Copy the lines of the data below exactly, starting at the first and stopping after the line that contains "60, 70, 80];"; include no pictures.
⁂
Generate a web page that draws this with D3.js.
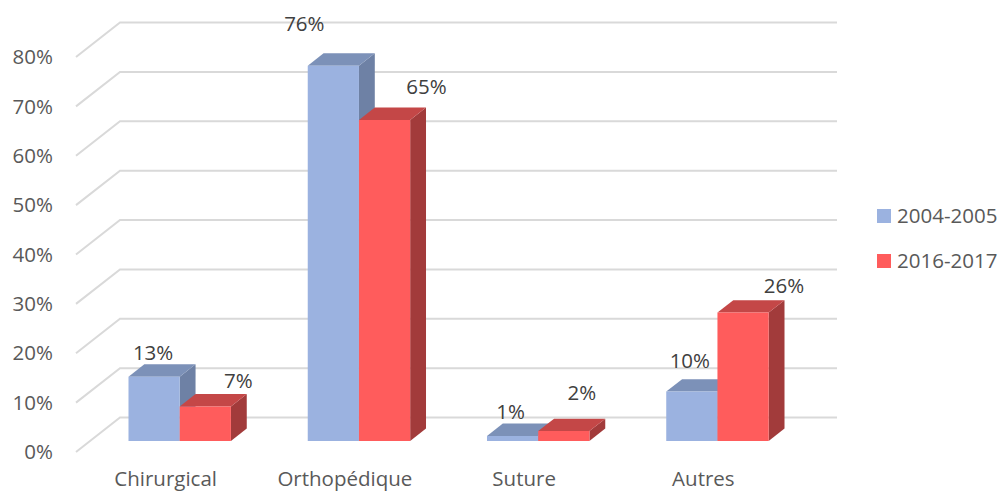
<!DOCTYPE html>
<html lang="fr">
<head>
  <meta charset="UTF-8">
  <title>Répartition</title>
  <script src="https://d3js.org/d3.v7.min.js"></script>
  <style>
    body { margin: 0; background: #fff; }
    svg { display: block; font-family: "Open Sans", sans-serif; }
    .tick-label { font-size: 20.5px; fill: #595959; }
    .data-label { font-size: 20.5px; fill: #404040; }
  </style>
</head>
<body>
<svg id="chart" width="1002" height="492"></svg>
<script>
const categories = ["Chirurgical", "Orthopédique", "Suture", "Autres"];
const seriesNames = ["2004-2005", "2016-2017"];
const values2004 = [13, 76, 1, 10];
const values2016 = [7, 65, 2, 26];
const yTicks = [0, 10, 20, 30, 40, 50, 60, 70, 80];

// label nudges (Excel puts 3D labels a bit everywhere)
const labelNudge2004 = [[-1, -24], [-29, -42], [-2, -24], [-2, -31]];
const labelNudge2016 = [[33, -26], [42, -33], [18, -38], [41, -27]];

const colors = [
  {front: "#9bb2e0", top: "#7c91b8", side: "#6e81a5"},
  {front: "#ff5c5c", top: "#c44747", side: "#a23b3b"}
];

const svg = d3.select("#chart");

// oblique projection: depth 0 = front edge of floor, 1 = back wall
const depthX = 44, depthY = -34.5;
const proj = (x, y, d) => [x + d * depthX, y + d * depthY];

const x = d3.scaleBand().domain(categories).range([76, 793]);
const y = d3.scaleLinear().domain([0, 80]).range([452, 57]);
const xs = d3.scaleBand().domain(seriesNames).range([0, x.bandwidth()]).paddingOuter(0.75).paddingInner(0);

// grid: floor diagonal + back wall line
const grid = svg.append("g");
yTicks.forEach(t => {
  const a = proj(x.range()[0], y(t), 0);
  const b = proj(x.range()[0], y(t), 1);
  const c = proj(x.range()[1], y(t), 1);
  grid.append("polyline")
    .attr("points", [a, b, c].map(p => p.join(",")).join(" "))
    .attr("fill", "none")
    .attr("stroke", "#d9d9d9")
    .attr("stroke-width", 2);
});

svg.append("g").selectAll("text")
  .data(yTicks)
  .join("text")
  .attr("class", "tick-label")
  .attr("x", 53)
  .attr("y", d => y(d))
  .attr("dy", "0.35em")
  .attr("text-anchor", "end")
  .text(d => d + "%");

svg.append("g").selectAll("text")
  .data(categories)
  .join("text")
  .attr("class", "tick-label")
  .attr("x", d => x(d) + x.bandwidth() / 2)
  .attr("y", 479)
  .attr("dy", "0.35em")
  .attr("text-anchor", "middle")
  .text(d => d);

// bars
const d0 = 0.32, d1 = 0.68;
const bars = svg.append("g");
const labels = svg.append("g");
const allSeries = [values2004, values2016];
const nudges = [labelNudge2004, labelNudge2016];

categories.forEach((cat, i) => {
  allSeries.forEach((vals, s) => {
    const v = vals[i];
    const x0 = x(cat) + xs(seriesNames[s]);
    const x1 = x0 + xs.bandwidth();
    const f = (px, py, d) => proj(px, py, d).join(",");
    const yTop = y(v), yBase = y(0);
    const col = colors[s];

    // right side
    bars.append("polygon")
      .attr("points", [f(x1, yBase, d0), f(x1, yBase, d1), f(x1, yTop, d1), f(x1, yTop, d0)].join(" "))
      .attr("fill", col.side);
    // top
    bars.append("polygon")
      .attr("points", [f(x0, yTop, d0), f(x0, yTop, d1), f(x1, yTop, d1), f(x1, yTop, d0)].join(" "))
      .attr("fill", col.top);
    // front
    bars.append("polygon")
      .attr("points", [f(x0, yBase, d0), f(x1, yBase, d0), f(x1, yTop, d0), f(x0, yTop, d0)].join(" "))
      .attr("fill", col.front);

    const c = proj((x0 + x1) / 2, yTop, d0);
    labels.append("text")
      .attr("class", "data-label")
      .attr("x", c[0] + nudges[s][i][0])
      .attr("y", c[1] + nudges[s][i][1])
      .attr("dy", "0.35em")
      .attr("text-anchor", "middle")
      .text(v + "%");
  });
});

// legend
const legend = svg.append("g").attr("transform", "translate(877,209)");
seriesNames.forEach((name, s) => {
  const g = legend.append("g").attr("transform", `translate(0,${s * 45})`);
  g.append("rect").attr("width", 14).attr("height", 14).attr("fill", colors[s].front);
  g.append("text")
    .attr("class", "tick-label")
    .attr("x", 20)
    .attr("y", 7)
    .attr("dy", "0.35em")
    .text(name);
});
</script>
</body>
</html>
⁂
- THE ANSWER -
Generate a web page that draws this with D3.js.
<!DOCTYPE html>
<html lang="fr">
<head>
  <meta charset="UTF-8">
  <title>Répartition</title>
  <script src="https://d3js.org/d3.v7.min.js"></script>
  <style>
    body { margin: 0; background: #fff; }
    svg { display: block; font-family: "Open Sans", sans-serif; }
    .tick-label { font-size: 20.5px; fill: #595959; }
    .data-label { font-size: 20.5px; fill: #404040; }
  </style>
</head>
<body>
<svg id="chart" width="1002" height="492"></svg>
<script>
const categories = ["Chirurgical", "Orthopédique", "Suture", "Autres"];
const seriesNames = ["2004-2005", "2016-2017"];
const values2004 = [13, 76, 1, 10];
const values2016 = [7, 65, 2, 26];
const yTicks = [0, 10, 20, 30, 40, 50, 60, 70, 80];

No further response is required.